Так и исчез из дела этот самогон. Я рассказал об этом своему начальнику, и, когда мы на следующий день допрашивали Павлова, Юрий Иванович Леканов не удержался, тоже спросил у премьера о содержимом бутылей. Павлов, как и жена, ответил, что это тормозная жидкость. «Ребята попробовали, — говорит Леканов. — Нормальная тормозная жидкость!».

У Павлова даже в критической ситуации чувство юмора не отказывало. «Юрий Иванович, — говорит, — вы предъявили мне статью «измена Родине». Расстрельную статью. Вы что, собираетесь мне две статьи предъявлять: «измена родине» и «самогоноварение»?!» Леканов: «Что вы, какая статья?! Рецептик дайте!» И премьер действительно написал ему рецепт самогона по-павловски. Не знаю, воспользовался им Юрий Иванович или нет...

Не хотелось бы, чтобы у кого-то сложилось впечатление о Павлове как о недалеком человеке. Круг его чтения, разумеется, не ограничивался брошюрами о самогоноварении. Зная, что я буду делать у него обыск, он попросил меня принести ему из дома двухтомник Сергея Витте. Я выполнил просьбу, и, сидя в тюрьме, Павлов читал мемуары главы правительства времен Николая II.

Вообще, на мой взгляд, из всех гэкачепистов Павлов больше всего заслуживал уважения. При всех своих слабостях он был, мне кажется, самым умным, самым проницательным из них. И держался тоже лучше многих. Если помните, после ареста Язов попросил на камеру прощения у Горбачева: простите, мол, меня, старого дурака. Такое достаточно позорное было обращение. И Леканов хотел проделать то же самое и с Павловым. Но тот наотрез отказался.

Сказал: «Вы не знаете этих людей: Горбачев делает то, что ему взбредет в голову, а Ельцин — что говорит ему его команда. Поэтому никаких жалобных обращений с моей стороны не будет».

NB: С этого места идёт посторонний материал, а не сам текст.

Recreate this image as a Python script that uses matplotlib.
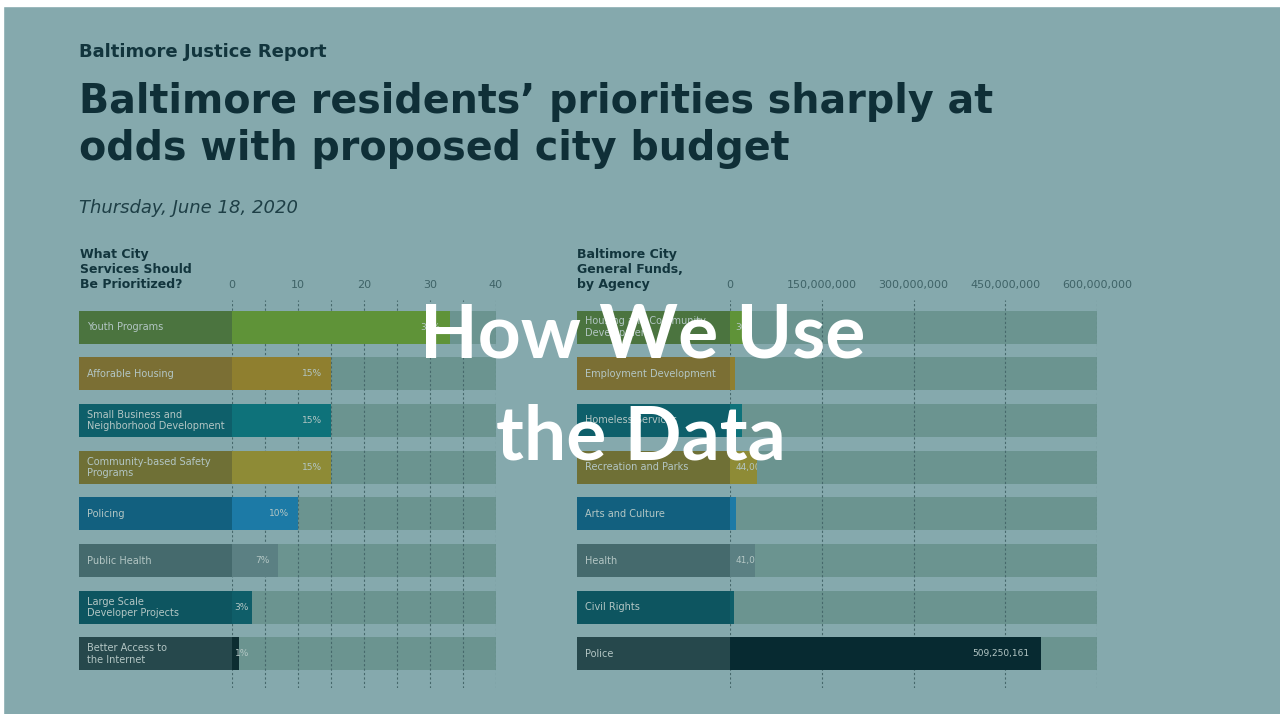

За то время, что мы с ним общались, Павлов здорово меня перековал. На момент нашего знакомства я был полностью на стороне, как тогда говорили, восставшего народа. Очень жалел, что меня не было в Москве в первые дни путча, что не смог прийти на защиту Белого дома. Да и до этого я был достаточно политически активным человеком: ходил почти на все демократические митинги.

Я считал, что Компартия уйдет — и все устаканится, встанет на свои места. В республиках прекратятся все эти бунты, все они объединятся и в едином строю пойдут к лучшей жизни... Такие ожидания были тогда у очень и очень многих. Но Павлов открыл мне глаза.

— Что же он вам такое сказал?

— Павлов сказал: «Владимир Николаевич, все это кончится тем, что натовские танки будут стоять под Смоленском». Он четко описал, как распадется Советский Союз, как будут отходить от нас Украина, Белоруссия, Средняя Азия... К сожалению, он оказался провидцем. Правота Павлова стала ясна мне уже в сентябре: его начавшие сбываться прогнозы существенно поколебали мою, скажем так, политическую девственность. А в 1993-м, после расстрела Белого дома, она окончательно рухнула. Потом я прочитал «Великую шахматную доску» Бжезинского и понял, что эту «шахматную доску» Павлов разложил передо мной еще тогда — в августе-сентябре 1991 года.

«На экране такая порнушка! И Язов, совершенно ошалевший, это смотрит!»

— Ну а Язов какое произвел на вас впечатление?

— Так получилось, что с Язовым у меня было больше всего контактов. Это, безусловно, был очень интересный человек. Такая, как говорится, характерная деталь: за ним не числилось никакого оружия. Ни личного, ни служебного. Был лишь газовый револьвер — здоровенный, но, в сущности, бесполезный.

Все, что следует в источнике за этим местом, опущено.